***** DATASET EXTRACT *****

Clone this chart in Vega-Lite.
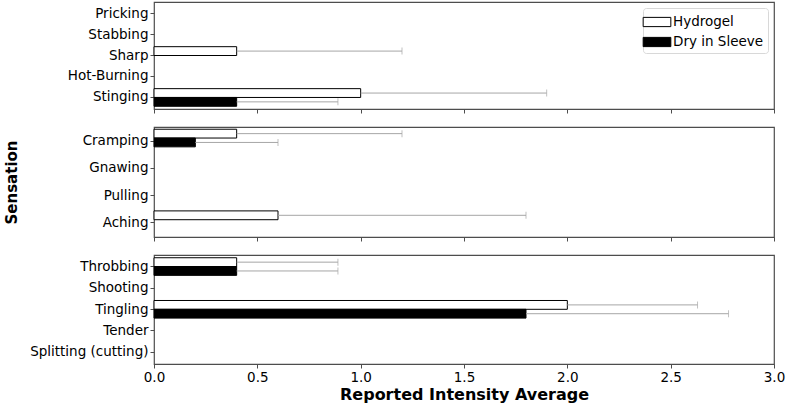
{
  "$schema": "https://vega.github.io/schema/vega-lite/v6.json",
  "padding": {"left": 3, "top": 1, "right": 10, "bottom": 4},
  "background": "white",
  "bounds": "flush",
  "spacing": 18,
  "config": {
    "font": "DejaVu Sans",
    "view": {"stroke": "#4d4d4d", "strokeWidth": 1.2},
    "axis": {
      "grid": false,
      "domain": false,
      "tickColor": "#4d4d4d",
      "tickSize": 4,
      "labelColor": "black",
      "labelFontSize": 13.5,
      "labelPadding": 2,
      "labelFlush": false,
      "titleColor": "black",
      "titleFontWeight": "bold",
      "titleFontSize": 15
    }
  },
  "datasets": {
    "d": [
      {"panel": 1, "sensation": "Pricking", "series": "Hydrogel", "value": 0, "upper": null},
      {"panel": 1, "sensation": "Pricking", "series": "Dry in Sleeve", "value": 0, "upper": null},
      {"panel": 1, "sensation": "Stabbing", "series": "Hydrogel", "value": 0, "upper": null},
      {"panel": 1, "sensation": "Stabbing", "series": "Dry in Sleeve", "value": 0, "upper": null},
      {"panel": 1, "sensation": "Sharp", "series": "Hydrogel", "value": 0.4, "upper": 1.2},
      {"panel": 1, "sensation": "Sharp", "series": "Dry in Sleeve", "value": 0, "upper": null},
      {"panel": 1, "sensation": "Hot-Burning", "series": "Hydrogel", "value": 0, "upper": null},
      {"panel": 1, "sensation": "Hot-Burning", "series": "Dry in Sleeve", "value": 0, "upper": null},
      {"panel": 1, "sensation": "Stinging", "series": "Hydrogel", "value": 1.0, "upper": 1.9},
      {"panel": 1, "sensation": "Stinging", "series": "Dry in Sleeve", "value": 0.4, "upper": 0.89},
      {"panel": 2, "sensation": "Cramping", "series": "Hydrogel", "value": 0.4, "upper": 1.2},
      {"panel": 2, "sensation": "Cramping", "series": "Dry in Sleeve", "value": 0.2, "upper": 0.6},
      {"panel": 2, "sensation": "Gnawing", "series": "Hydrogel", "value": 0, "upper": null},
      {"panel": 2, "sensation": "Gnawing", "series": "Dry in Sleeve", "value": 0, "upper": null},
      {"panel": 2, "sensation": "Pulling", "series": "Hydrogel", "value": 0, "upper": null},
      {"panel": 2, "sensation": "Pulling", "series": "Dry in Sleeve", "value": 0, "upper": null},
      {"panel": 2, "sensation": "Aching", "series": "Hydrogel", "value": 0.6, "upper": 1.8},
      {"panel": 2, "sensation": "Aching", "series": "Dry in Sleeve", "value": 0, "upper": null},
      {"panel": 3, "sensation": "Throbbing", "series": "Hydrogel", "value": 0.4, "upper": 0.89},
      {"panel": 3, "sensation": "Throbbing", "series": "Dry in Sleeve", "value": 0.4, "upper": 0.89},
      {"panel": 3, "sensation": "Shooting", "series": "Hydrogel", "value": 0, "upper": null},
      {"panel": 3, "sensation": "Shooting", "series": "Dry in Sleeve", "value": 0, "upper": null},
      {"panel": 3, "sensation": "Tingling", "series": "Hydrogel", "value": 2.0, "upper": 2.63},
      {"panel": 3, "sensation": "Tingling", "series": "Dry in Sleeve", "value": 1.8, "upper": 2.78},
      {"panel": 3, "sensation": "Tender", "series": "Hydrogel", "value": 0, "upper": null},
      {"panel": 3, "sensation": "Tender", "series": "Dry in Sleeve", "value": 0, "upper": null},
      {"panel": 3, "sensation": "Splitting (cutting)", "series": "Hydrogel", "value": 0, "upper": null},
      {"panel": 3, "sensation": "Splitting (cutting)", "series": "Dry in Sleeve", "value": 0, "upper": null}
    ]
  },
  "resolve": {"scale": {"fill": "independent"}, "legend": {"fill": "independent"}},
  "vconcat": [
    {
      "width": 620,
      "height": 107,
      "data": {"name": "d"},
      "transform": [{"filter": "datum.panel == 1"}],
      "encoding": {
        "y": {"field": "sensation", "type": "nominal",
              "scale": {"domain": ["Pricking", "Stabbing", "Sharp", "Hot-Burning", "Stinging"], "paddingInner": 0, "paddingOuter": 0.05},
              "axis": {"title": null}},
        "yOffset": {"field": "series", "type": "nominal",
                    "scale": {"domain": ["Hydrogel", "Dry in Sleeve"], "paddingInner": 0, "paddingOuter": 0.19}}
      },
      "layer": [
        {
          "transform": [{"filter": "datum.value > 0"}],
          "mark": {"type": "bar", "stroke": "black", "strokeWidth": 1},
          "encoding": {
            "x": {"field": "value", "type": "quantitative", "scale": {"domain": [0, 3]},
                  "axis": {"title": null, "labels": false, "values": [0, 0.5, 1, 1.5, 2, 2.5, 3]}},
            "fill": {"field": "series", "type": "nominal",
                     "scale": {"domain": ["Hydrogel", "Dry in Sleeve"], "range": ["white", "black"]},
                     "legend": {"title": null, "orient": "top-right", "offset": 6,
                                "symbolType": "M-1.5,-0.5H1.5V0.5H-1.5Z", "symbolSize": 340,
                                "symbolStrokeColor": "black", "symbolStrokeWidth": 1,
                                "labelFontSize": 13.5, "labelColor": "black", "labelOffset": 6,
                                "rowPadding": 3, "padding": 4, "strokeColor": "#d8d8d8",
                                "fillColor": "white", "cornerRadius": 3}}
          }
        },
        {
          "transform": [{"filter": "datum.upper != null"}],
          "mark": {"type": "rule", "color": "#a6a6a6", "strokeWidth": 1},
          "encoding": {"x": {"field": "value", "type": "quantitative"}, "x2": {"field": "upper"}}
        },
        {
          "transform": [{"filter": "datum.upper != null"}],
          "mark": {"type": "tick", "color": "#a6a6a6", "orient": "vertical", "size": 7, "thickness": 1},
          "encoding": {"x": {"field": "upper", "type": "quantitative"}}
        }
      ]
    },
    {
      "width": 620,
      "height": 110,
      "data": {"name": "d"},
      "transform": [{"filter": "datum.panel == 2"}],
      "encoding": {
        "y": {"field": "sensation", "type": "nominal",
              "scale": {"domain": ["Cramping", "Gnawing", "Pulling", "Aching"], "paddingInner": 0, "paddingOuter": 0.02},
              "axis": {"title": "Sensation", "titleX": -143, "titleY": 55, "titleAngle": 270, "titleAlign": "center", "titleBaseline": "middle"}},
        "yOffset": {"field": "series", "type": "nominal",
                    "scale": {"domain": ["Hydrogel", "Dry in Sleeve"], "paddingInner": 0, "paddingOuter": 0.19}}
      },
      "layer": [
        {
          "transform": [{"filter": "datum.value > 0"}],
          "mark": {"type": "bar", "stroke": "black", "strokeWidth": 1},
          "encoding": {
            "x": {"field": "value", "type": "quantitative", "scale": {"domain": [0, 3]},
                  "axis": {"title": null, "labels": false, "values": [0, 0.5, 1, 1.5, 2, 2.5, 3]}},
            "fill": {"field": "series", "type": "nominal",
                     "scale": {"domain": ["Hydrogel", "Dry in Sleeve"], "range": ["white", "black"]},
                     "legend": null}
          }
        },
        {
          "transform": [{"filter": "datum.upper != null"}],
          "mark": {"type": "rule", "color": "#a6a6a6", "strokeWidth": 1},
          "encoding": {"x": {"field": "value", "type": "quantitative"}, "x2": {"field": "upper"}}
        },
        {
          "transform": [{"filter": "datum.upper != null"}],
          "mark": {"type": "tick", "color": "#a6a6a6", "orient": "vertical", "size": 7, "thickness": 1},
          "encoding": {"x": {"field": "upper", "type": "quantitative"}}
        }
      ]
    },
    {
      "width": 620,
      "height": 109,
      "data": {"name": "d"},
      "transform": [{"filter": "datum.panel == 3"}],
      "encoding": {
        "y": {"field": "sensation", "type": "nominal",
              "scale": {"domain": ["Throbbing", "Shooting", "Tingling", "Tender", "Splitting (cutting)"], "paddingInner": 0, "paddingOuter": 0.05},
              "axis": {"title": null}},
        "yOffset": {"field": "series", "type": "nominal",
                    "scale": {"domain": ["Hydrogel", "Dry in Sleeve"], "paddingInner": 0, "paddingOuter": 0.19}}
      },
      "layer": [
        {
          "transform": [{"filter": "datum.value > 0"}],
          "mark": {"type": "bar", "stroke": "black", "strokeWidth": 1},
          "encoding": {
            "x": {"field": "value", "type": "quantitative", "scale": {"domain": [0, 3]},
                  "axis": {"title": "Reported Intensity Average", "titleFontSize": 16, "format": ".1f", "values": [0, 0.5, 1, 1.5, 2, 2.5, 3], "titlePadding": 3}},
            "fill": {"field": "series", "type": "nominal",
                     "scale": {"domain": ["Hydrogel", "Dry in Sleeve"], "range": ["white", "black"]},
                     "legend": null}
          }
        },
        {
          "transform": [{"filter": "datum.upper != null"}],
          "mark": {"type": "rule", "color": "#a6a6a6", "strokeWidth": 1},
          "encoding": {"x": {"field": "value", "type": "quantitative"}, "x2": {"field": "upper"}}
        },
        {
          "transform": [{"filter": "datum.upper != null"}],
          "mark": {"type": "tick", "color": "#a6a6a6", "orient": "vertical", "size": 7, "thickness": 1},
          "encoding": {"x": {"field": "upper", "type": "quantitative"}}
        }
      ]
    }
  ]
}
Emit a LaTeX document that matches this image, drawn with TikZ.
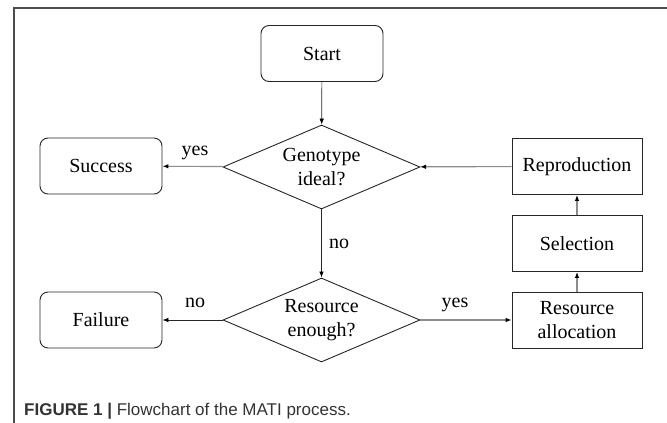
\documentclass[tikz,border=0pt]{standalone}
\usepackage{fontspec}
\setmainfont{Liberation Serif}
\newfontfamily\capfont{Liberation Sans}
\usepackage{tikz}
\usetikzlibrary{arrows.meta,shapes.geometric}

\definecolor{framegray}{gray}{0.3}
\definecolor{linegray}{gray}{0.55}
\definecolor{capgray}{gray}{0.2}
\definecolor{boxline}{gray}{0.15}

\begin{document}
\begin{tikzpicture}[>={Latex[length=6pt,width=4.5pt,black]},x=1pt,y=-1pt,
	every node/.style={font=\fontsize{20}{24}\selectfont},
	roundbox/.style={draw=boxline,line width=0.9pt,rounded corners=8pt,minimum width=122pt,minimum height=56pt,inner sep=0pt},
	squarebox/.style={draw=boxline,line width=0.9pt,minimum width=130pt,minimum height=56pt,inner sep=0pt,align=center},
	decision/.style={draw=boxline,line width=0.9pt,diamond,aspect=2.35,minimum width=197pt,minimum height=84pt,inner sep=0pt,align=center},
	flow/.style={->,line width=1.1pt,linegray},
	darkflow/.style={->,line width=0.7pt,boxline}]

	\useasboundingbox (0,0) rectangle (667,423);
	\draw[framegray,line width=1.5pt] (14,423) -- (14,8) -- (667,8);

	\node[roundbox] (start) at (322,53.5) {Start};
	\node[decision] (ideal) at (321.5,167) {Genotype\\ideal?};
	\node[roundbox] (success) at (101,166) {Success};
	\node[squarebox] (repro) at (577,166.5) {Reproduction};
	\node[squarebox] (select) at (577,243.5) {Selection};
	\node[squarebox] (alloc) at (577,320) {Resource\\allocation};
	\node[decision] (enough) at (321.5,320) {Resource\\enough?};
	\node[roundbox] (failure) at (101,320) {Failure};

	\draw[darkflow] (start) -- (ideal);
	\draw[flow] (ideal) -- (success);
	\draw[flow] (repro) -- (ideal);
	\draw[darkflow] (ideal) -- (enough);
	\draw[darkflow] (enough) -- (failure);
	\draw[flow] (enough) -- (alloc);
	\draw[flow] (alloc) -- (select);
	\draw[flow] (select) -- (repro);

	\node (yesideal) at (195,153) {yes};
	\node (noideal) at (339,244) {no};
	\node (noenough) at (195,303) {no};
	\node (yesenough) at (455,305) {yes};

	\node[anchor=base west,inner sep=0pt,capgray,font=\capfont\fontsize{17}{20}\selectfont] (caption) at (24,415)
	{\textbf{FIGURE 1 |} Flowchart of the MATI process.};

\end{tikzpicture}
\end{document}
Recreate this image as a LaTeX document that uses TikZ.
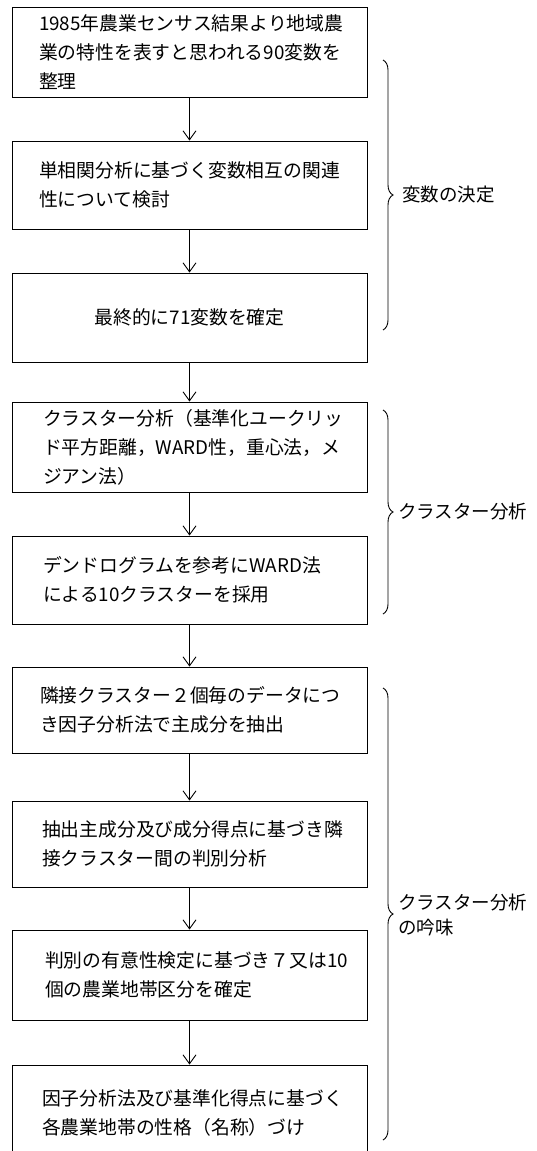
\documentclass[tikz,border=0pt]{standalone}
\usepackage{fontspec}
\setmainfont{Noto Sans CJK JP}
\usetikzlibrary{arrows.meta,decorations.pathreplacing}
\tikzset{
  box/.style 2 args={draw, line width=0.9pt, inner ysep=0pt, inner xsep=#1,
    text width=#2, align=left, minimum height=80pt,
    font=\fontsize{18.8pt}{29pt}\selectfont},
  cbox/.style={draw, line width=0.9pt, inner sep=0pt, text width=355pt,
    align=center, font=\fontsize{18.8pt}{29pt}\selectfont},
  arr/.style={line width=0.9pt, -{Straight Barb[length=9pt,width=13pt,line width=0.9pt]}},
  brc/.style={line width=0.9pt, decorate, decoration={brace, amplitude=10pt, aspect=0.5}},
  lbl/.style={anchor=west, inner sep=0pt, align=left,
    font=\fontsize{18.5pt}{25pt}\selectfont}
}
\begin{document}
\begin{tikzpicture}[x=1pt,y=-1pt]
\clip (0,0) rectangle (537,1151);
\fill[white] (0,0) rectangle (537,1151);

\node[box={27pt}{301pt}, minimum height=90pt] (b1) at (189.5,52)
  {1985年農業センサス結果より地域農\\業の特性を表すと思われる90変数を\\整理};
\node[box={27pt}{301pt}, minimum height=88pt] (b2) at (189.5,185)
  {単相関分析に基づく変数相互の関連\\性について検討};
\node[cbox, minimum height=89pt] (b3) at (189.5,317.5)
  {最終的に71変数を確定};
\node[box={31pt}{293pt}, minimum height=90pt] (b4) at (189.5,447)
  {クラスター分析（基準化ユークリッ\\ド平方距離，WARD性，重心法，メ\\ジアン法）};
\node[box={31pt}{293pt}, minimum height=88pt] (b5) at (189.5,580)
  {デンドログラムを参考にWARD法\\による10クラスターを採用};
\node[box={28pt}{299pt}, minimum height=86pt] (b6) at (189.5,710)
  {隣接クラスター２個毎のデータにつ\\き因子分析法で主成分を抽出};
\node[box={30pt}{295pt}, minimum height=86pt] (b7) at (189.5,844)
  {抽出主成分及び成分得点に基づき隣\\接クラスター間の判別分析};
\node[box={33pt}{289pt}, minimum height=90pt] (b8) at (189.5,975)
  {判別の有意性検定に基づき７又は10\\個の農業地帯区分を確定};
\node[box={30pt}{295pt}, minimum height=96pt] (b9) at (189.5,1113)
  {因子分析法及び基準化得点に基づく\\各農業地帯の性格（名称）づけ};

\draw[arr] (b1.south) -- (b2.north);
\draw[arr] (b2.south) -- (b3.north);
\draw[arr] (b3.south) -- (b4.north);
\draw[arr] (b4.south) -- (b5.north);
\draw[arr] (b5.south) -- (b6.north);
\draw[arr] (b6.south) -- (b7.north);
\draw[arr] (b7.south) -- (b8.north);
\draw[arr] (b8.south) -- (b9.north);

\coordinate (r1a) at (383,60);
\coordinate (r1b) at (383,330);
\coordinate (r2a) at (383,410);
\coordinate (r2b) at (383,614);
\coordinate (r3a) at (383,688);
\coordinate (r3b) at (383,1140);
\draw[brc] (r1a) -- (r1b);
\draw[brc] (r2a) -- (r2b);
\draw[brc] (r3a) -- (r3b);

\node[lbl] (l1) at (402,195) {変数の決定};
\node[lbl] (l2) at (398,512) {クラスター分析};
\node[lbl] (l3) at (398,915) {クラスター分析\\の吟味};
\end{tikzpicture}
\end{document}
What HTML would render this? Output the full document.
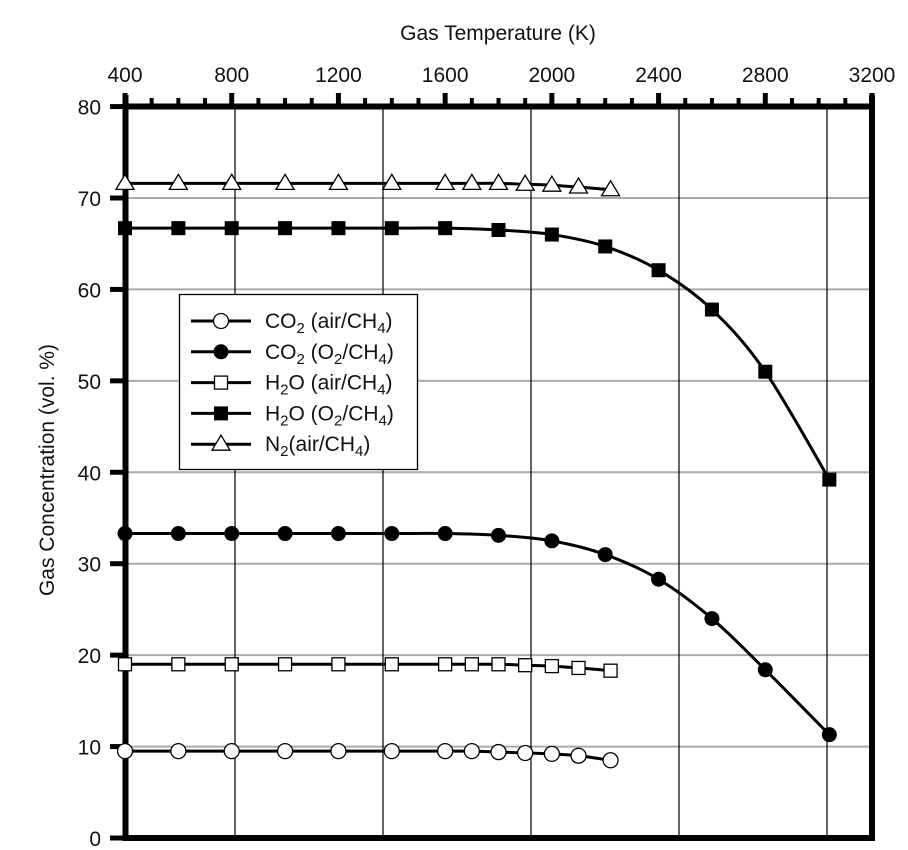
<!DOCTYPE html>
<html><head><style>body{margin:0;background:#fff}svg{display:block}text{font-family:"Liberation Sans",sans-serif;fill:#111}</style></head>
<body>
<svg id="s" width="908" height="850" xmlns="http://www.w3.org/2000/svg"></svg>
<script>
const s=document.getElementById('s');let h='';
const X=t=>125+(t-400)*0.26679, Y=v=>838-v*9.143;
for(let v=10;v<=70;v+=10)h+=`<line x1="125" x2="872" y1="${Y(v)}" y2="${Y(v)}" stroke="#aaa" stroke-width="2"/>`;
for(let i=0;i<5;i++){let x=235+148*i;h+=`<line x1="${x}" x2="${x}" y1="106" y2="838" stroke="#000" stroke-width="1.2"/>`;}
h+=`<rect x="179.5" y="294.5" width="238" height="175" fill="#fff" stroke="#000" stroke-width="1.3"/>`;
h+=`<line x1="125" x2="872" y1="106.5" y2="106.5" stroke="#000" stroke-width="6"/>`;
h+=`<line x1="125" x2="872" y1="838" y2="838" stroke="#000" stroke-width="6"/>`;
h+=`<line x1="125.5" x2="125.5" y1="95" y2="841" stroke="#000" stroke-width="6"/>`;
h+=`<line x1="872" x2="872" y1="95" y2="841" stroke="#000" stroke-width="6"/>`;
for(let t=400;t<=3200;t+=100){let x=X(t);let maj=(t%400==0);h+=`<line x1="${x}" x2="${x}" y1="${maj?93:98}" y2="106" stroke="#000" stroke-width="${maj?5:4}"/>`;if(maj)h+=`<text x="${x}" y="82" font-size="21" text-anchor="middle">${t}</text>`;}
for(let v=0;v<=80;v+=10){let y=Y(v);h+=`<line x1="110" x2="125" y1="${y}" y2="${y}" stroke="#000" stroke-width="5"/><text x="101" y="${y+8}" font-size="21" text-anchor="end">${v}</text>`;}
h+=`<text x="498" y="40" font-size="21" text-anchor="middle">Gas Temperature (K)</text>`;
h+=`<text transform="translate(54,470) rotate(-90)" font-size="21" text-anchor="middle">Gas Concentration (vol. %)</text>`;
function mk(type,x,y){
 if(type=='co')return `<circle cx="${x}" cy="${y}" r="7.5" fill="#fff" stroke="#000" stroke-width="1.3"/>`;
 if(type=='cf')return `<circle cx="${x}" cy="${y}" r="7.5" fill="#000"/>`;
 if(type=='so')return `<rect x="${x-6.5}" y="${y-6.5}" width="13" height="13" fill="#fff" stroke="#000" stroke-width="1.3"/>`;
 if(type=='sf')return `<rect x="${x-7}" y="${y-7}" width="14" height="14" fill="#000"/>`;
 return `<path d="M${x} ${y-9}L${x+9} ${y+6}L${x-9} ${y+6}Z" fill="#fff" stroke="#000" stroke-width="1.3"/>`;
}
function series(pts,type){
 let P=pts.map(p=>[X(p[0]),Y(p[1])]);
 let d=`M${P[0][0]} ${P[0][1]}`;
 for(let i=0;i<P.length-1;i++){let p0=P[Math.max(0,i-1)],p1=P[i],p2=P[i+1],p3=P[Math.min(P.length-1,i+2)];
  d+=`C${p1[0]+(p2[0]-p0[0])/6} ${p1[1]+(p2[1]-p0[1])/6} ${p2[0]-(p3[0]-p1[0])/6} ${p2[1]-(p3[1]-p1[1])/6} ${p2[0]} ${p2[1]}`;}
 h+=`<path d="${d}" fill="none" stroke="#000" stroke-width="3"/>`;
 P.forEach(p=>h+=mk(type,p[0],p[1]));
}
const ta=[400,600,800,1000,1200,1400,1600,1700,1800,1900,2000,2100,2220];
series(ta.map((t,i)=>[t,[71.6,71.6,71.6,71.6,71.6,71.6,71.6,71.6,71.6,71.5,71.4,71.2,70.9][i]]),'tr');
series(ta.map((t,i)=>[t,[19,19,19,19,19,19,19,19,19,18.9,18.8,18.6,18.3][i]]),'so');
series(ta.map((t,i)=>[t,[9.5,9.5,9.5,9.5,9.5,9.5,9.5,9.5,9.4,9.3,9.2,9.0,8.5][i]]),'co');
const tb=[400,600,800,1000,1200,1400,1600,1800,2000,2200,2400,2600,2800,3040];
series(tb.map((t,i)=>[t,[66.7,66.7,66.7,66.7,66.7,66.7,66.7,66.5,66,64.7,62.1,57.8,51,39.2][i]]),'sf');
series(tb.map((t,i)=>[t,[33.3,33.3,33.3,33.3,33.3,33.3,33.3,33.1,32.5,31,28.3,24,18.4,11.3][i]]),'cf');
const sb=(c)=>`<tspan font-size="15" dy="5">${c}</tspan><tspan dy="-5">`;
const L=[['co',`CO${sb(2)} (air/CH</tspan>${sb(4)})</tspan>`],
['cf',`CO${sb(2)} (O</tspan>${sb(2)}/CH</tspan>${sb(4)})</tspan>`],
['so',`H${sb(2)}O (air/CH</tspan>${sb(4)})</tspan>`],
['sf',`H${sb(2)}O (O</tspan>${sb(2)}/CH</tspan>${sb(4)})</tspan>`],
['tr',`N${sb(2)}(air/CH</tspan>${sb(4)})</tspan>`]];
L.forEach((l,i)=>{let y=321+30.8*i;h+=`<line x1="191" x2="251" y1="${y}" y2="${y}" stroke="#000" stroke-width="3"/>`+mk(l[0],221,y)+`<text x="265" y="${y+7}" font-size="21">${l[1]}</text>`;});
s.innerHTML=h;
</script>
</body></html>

*****

--- THE EXERCISE ---
Above are the records. Copy only the lines from the one with "Emit a LaTeX" through the one with "(14,8) -- (667,8);", exactly, with no pictures.

--- THE OUTPUT ---
Emit a LaTeX document that matches this image, drawn with TikZ.
\documentclass[tikz,border=0pt]{standalone}
\usepackage{fontspec}
\setmainfont{Liberation Serif}
\newfontfamily\capfont{Liberation Sans}
\usepackage{tikz}
\usetikzlibrary{arrows.meta,shapes.geometric}

\definecolor{framegray}{gray}{0.3}
\definecolor{linegray}{gray}{0.55}
\definecolor{capgray}{gray}{0.2}
\definecolor{boxline}{gray}{0.15}

\begin{document}
\begin{tikzpicture}[>={Latex[length=6pt,width=4.5pt,black]},x=1pt,y=-1pt,
	every node/.style={font=\fontsize{20}{24}\selectfont},
	roundbox/.style={draw=boxline,line width=0.9pt,rounded corners=8pt,minimum width=122pt,minimum height=56pt,inner sep=0pt},
	squarebox/.style={draw=boxline,line width=0.9pt,minimum width=130pt,minimum height=56pt,inner sep=0pt,align=center},
	decision/.style={draw=boxline,line width=0.9pt,diamond,aspect=2.35,minimum width=197pt,minimum height=84pt,inner sep=0pt,align=center},
	flow/.style={->,line width=1.1pt,linegray},
	darkflow/.style={->,line width=0.7pt,boxline}]

	\useasboundingbox (0,0) rectangle (667,423);
	\draw[framegray,line width=1.5pt] (14,423) -- (14,8) -- (667,8);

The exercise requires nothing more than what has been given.